Gereon Riedel tut dies mit seinen jüngsten Arbeiten. Sein Werkzeug erinnert an die jüdische Tradierung der Thora, die Buchstabe für Buchstabe, eins zu eins vervielfältigt wird. Dazu verwendet der Künstler verschiedene Arten von Papier, Aluminiumfolie oder Vlies. Mit Graphitstiften, Kohle oder einem Pinsel wandern Ornamente, Symbole und Namen vom Grabstein auf das jeweilige Trägermaterial. "Ich nehme etwas ab und setze es neu in Szene", erklärt Gereon Riedel.
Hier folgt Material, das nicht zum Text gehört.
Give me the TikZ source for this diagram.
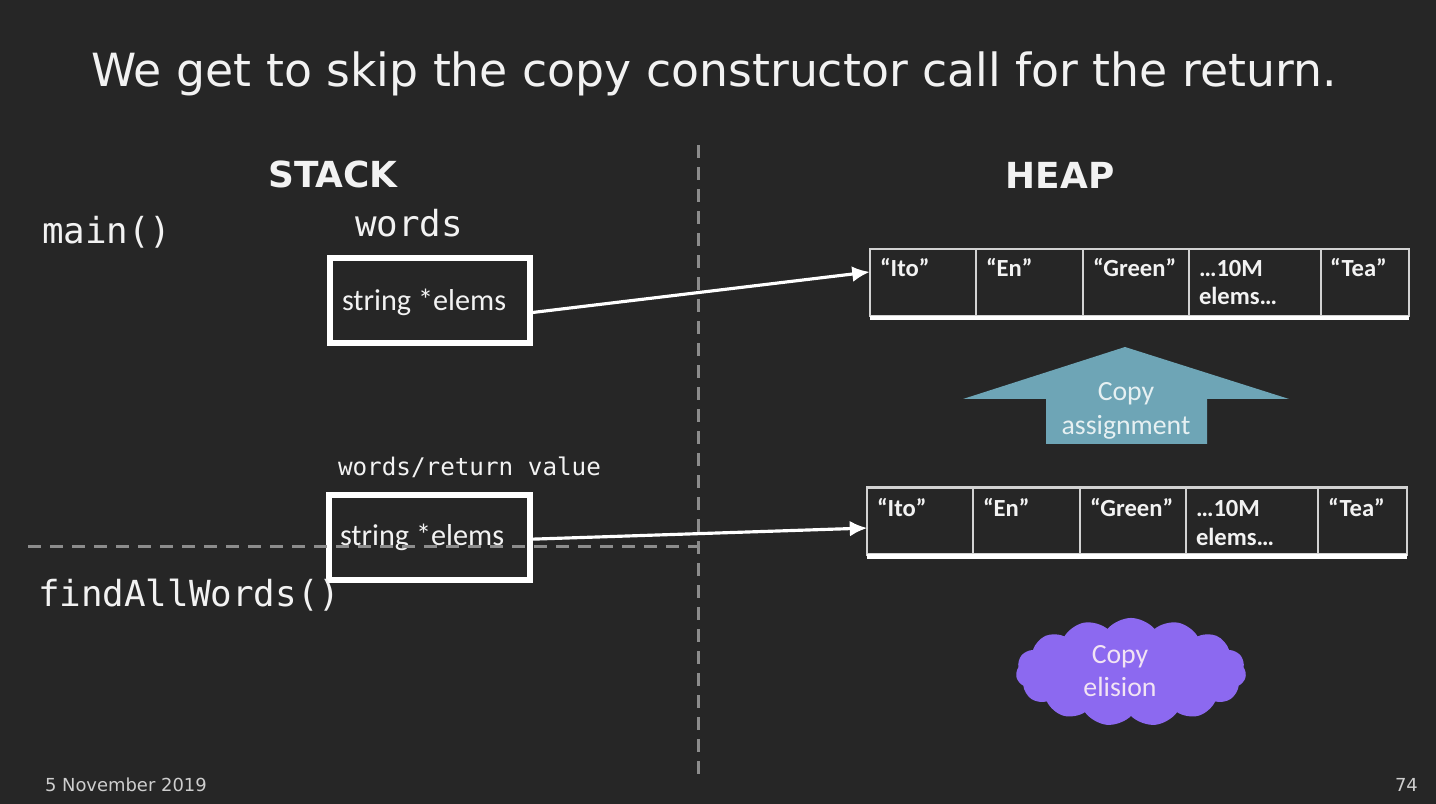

Dabei experimentiert der Künstler mit unterschiedlichen Werkstoffen, wie Holz oder Beton, und schafft Kunstwerke, die einen Blick zurück auf die Historie und in die Zukunft ermöglichen. In Riedels Atelier können die Gesamtschüler bald ihre eigenen Werke erschaffen: "Ich möchte, dass die Jugendlichen kreativ werden und sich einen neuen Blickwinkel erarbeiten."

Das Kunstprojekt "Denk' mal" steht übrigens allen interessierten Jugendlichen und Schulklassen der Schlossstadt offen. "Für unsere Projektgruppe ist es der Startschuss für eine engere Zusammenarbeit mit dem Geschichtsverein", sagt Lehrer Thomas Jentjens von der Käthe-Kollwitz-Gesamtschule. Diese wird bereits am 9. November während der Gedenkfeier auf dem Synagogenplatz fortgesetzt. Und auch an der Gedenktafel für den jüdischen Friedhof Stadtmitte soll künftig gemeinsam gearbeitet werden.